His latest disc, now three years old, was a diverse romp through various musical styles. Tracks like “Cute as a Bug” and “The Truck Song” were country-rocking love letters to a couple of his favorite vehicles. “San Antonio Girl” was fittingly named — the tune spun to a sprightly Western-swing groove — while the dry-humored “Election Day” and the more somber “You Were Always There” added jazz changes to the mix. The title track mined a deep Texas-blues vein, meanwhile, and “I’m Gonna Wait” was a nod to old-time gospel.

What was most notable about My Baby Don’t Tolerate, though, was its energy level. There was nary a country-folk tune in sight; almost every track rode a brisk tempo.

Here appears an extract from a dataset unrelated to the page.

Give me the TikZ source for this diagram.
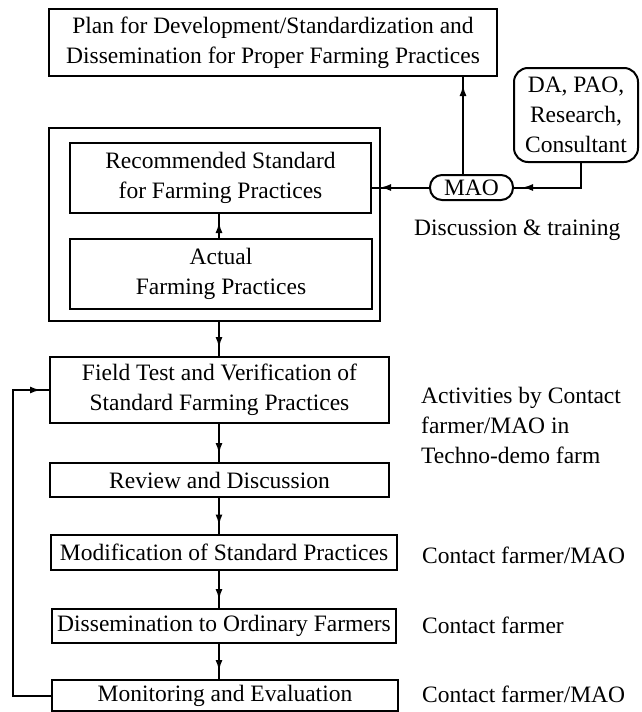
\documentclass[tikz,border=0pt]{standalone}
\usepackage{fontspec}
\setmainfont{Liberation Serif}
\usetikzlibrary{arrows.meta,decorations.markings}
\tikzset{
  box/.style={draw, line width=2pt, inner sep=0pt, align=center, font=\fontsize{23.5}{30}\selectfont},
  rbox/.style={box, rounded corners=14pt},
  lbl/.style={anchor=west, inner sep=0pt, align=left, font=\fontsize{23.5}{30}\selectfont},
  conn/.style={line width=2pt, postaction={decorate},
    decoration={markings, mark=at position -8pt with {\arrow{Latex[length=11pt,width=7pt]}}}},
}
\begin{document}
\begin{tikzpicture}[x=1pt,y=-1pt]
\useasboundingbox (0,0) rectangle (641,712);
\node[box, minimum width=448pt, minimum height=67pt] (plan) at (273,42.5)
  {Plan for Development/Standardization and\\Dissemination for Proper Farming Practices};
\node[rbox, minimum width=124pt, minimum height=94pt] (da) at (576,115)
  {DA, PAO,\\Research,\\Consultant};
\node[box, rounded corners=12pt, minimum width=83pt, minimum height=25pt] (mao) at (471.5,187.5) {MAO};
\node[lbl] (disc) at (414,230) {Discussion \& training};
\node[box, minimum width=331pt, minimum height=193pt] (outer) at (214.5,224.5) {};
\node[box, minimum width=301pt, minimum height=70pt] (rec) at (220.5,178)
  {Recommended Standard\\for Farming Practices};
\node[box, minimum width=302pt, minimum height=70pt] (act) at (221,274)
  {Actual\\Farming Practices};
\node[box, minimum width=339pt, minimum height=66pt] (field) at (219.5,390)
  {Field Test and Verification of\\Standard Farming Practices};
\node[box, minimum width=339pt, minimum height=34pt] (rev) at (219.5,480) {Review and Discussion};
\node[box, minimum width=346pt, minimum height=35pt] (mod) at (224,552) {Modification of Standard Practices};
\node[box, minimum width=344pt, minimum height=34pt] (diss) at (224,626) {Dissemination to Ordinary Farmers};
\node[box, minimum width=346pt, minimum height=31pt] (mon) at (225,695.5) {Monitoring and Evaluation};
\node[lbl] (act1) at (421,425) {Activities by Contact\\farmer/MAO in\\Techno-demo farm};
\node[lbl] (c1) at (422,555) {Contact farmer/MAO};
\node[lbl] (c2) at (422,625) {Contact farmer};
\node[lbl] (c3) at (422,694) {Contact farmer/MAO};
\coordinate (vx) at (219,0);
\coordinate (px) at (463,0);
\coordinate (dx) at (581,0);
\draw[conn] (mao.north -| px) -- (plan.south -| px);
\draw[conn] (da.south -| dx) |- (mao.east);
\draw[conn] (mao.west) -- (mao.west -| rec.east);
\draw[conn] (act.north -| vx) -- (rec.south -| vx);
\draw[conn] (outer.south -| vx) -- (field.north -| vx);
\draw[conn] (field.south -| vx) -- (rev.north -| vx);
\draw[conn] (rev.south -| vx) -- (mod.north -| vx);
\draw[conn] (mod.south -| vx) -- (diss.north -| vx);
\draw[conn] (diss.south -| vx) -- (mon.north -| vx);
\draw[conn] (mon.west) -- ++(-38,0) |- (field.west);
\end{tikzpicture}
\end{document}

“These songs are definitely groove-oriented,” Lovett told No Depression. “They’re written to be fun to play live. So many times, you do an arrangement in the studio, and you go out on the road and expand it, and it always sounds better that way. So this time, I thought I would anticipate that process, and come up with live arrangements in the studio.”

Jim Manheim, a contributing editor for All Music Guide and AMG’s Guide to Country Music, has been following Lovett since the mid-1980s. “It always amazes me that his music has never stopped developing in all that time,” says Manheim. “Most successful artists have one or two good ideas, which they can then go ahead and milk for a few years, if they’re lucky. But think about Lyle: By now he could really do three totally different shows.

“He started out doing almost traditional country, like ‘Farther Down the Line,’ and there’s always been a lot of Texas country in his humorous songs like ‘She’s No Lady (She’s My Wife),'” adds Manheim. “He created a hybrid of Big Band music, Western swing and black gospel that’s totally unlike anything else out there. And he does a lot of really poetic singer/songwriter material, both of his own and by other artists.

“The most amazing thing is: He can put all this together in a single show and make it seem like it’s all part of his own personality. He really is one-of-a-kind.”